No, no voy a caer en el lugar común que los agrede: “Todos son iguales”, no porque unos puedan ser peores u otros mejores, sino porque la claridad sorjuanesca aporta mucho a la comprensión de estos asuntos. Por debajo de su lírica descubrimos que ningún amor es verdadero, pues en sí mismo resulta un disfraz, un performance, la misma mascarada de Julieta y Romeo cuando se conocen en aquel baile. Volvamos al soneto en el que la autora admite que constante adora a quien su amor maltrata y maltrata a quien su amor busca constante, ese juego quevediano revela la podredumbre del esqueleto romántico cortés, la asimetría en los vínculos venerada desde la Grecia antigua porque si existía un amante y un amado (hombres siempre), a las mujeres como Safo no les quedó más que amarse entre ellas para bien de la poesía universal, para legarnos ejemplos de resistencia ante el feminicidio simbólico que implica desear a narcisistas encubiertos o no. Estos sujetos abundan, debe decirse, en territorios epistemológicos que aún perpetúan las lógicas de los cuentos de hadas porque eso de vivir siendo asaltadas por corceles no ha acabado y no hay príncipe, por más azul que sea, que no busque cumplir el sueño de un harén: varias princesas u odaliscas dejando un largo rastro de cadáveres sexoafectivos como si fuera la cosa más normal del mundo, el objetivo elogiado de un seductor, se llame Don Giovanni, Drácula, Casanova, Estafador de Tinder, etc. Todos encantadores, siniestros, hipnóticos, muy dulces. Aclaro que no estoy justificando el lesbianismo desde ese lugar porque no sería justo para las mujeres que aman a otras sin tomar en cuenta a los hombres, sin deberles, temerles o recordarlos con rencor. Además, no es difícil toparse con una que otra Doña Juana.

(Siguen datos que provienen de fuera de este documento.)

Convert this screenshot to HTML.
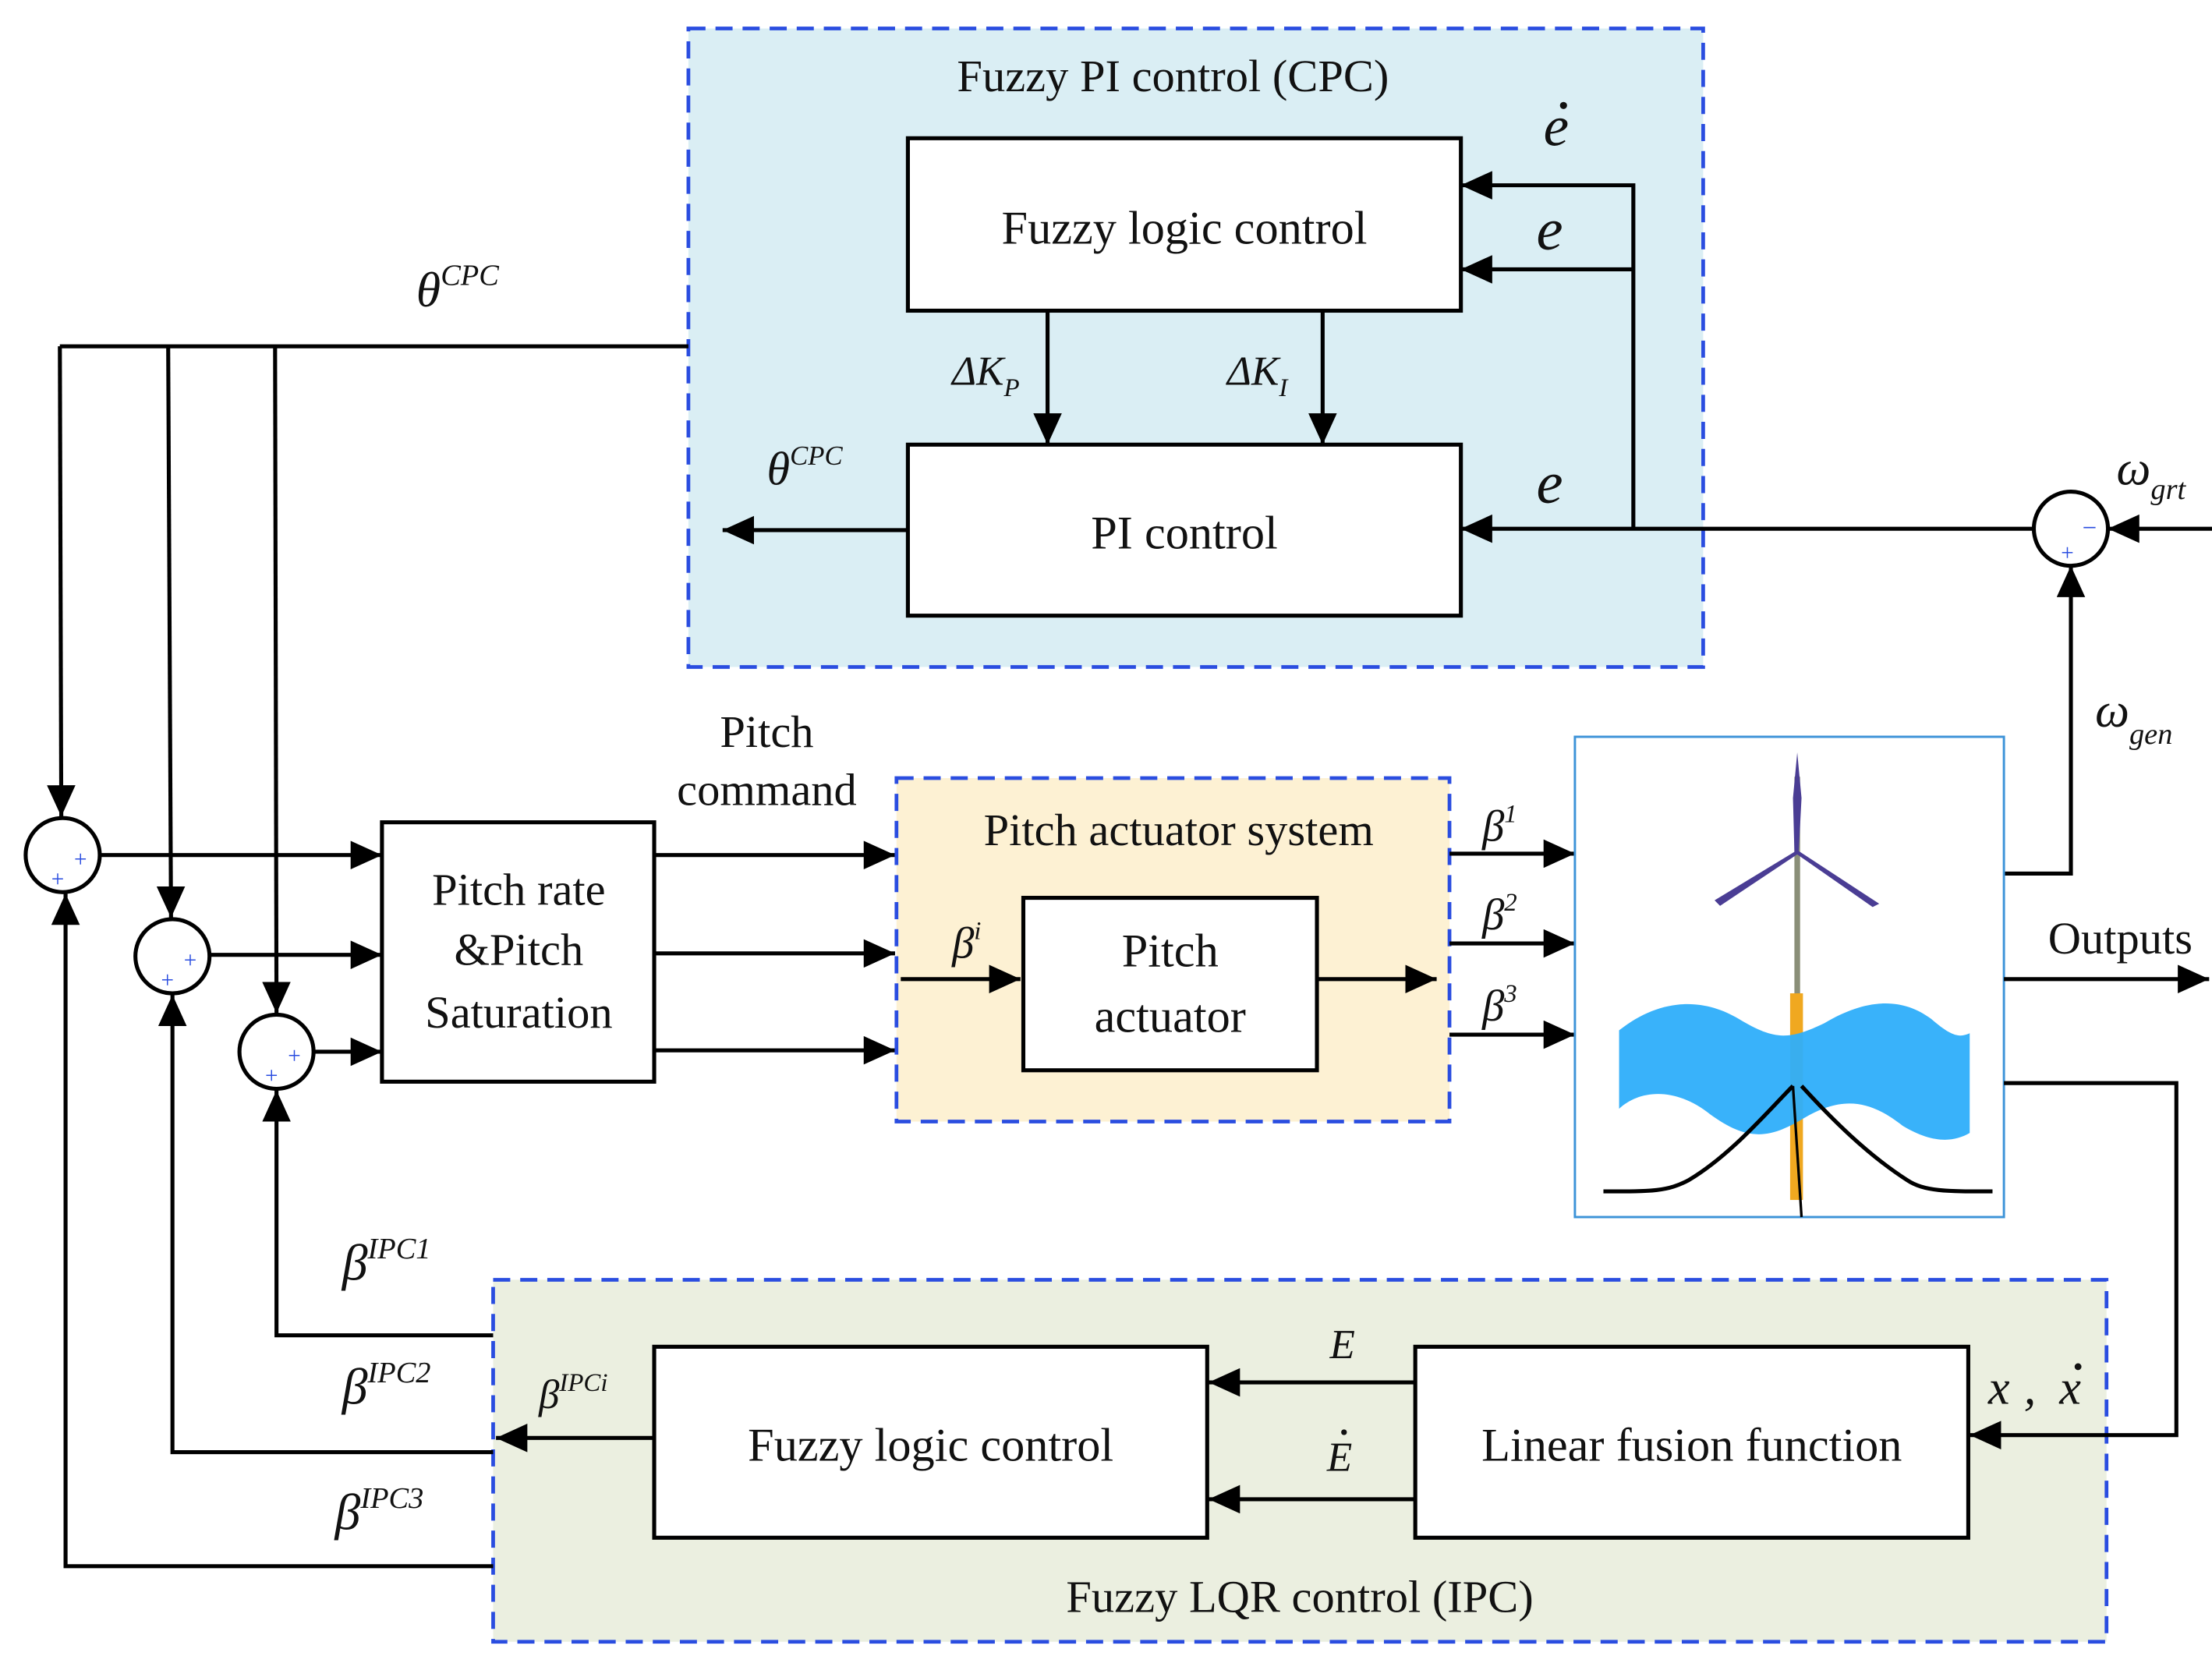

Hablo desde una columna que se imaginó mixta como si lograrla fuera opción solvente y fácil, tal vez otro género periodístico que se aprende en la escuela, pero no. La vida no es una oficina de caprichos. Amar sólo a los hombres comprendiendo o padeciendo la masculinidad endeble que los define es una maldición si una no se topa con aquellos que para afirmarse no violentan, ¿dónde están? Ocupados seguramente porque como dicen las amigas frustradas en las terrazas de los bares, “si el hombre sirve, no tan fácil lo deja su mujer”, después sueltan una retahíla de lugares comunes monopolizando la conversación. De ahí que nos inventemos deconstrucciones románticas a modo tratando de desactivar el concepto de la monogamia, hasta creemos que deseamos ser Simone de Beauvoir, que podemos vivir como ella con turbantes, con filosofía revisada a medias que no permite enterarnos de que los amores contingentes y los necesarios de los que la francesa y Sartre hablaron, no estuvieron exentos de la incomodidad de la división de los panes y los cuerpos, de una poligamia torpe o esa herida con la que se aprende a seguir, como un estigma, que ahora llaman pareja abierta.

“Lo malo es hablarlo”, me dijo un hombre cuyo cinismo reconozco hoy positivamente. “Si dices lo que no, todo se transforma y por lo regular se ensucia”. Le respondí que es peor no saber, mejor entrar en las aguas de la verdad, las cuales suelen apestar a cualquier miasma, esa contaminación que evitas apenas te mojas el dedo gordo. No nos engañemos, ¿a quién le gusta flotar en una bahía en medio de evidentes y perfumados restos fecales? “¿Así que no hay salida? No sólo en lo político, sino también en lo amoroso hay Ley de Herodes”, preguntó el tipo acercándoseme mucho. “Deberíamos brindar por eso, una vez más”, insistió. Reí huyendo. Al recordar ese diálogo supe que iba a escribir esta columna, pero no que acabaría siendo monotemática, como la que el maestro guapo, culto, bien vestido y ebrio, me enseñó.